The chefs are cooking to their own specific tastes and preferences, which they learned on their own free will or maybe were taught from someone else other than their mother. The thought that mothers are the only one’s nowadays to teach their daughter how and what is acceptable to cook would extremely one-dimensional. On the show, we see females cooking exactly what they want, and that doesn’t mean it always has to be health conscious. Which breaks away from the stereotype that females are more health conscious when it comes to food. Women can cook mean bar food too!
The mannerisms of the women on this show generally break away from social stereotypes as well. Both genders are forced into this competitive mindset & area where they’re pitted against each other in the hope of winning up to $25,000. The women are just as competitive as the men. They are not afraid to use that potential winning money in order to sabotage someone else. If you watch the show, they can be anything but passive at times, engaging in big bidding wars over a potentially detrimental sabotages they do not want to come their way. There’s a level of ruthlessness on this show, and men aren’t they only ones participating in the sabotaging aspect of Cutthroat Kitchen.
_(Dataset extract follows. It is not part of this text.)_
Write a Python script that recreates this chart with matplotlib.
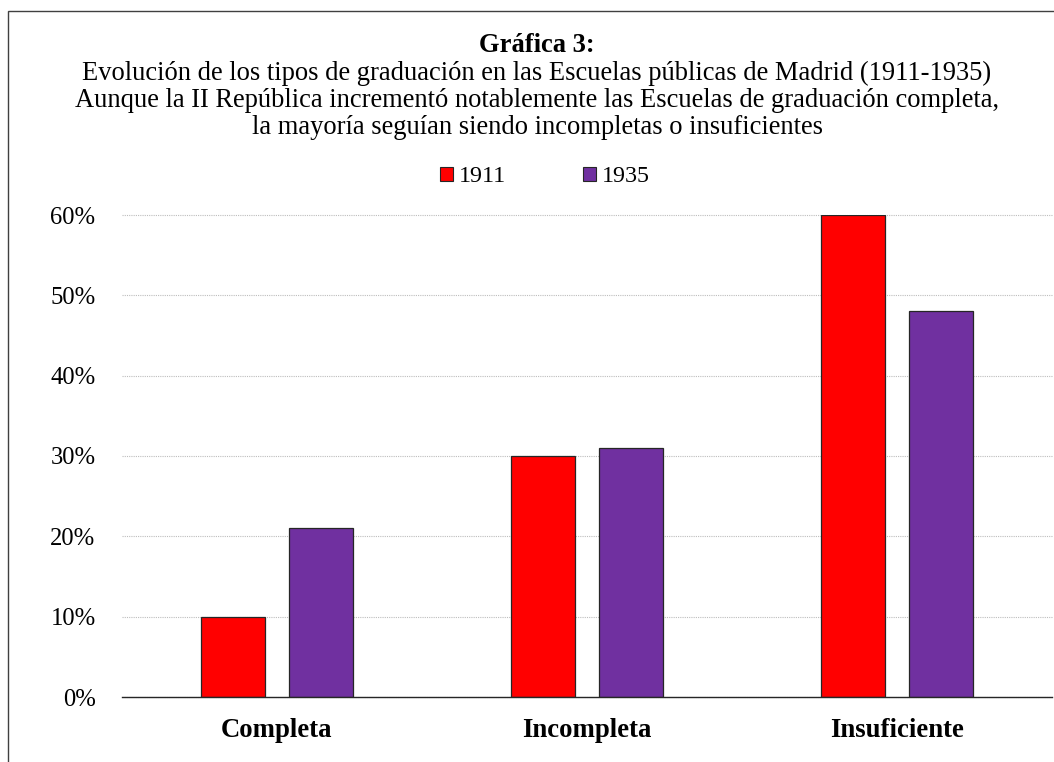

The image to the right is sous chef and Cuthroat Kitchen Participant, Janet Ross. As you can see, she’s dealing with a sabotage in this still image. I think the image is very telling of the behavior of a lot of the women chefs that come onto the show. They usually have a positive attitude about sabotages / adversity. She may be gritting her teeth, but it’s with a smile. Without video or audio you can see she’s handling the sabotage well. This is what separates the female contestants from the male contestants on this show. The females tend to handle the pressures the show’s twist better than the men do.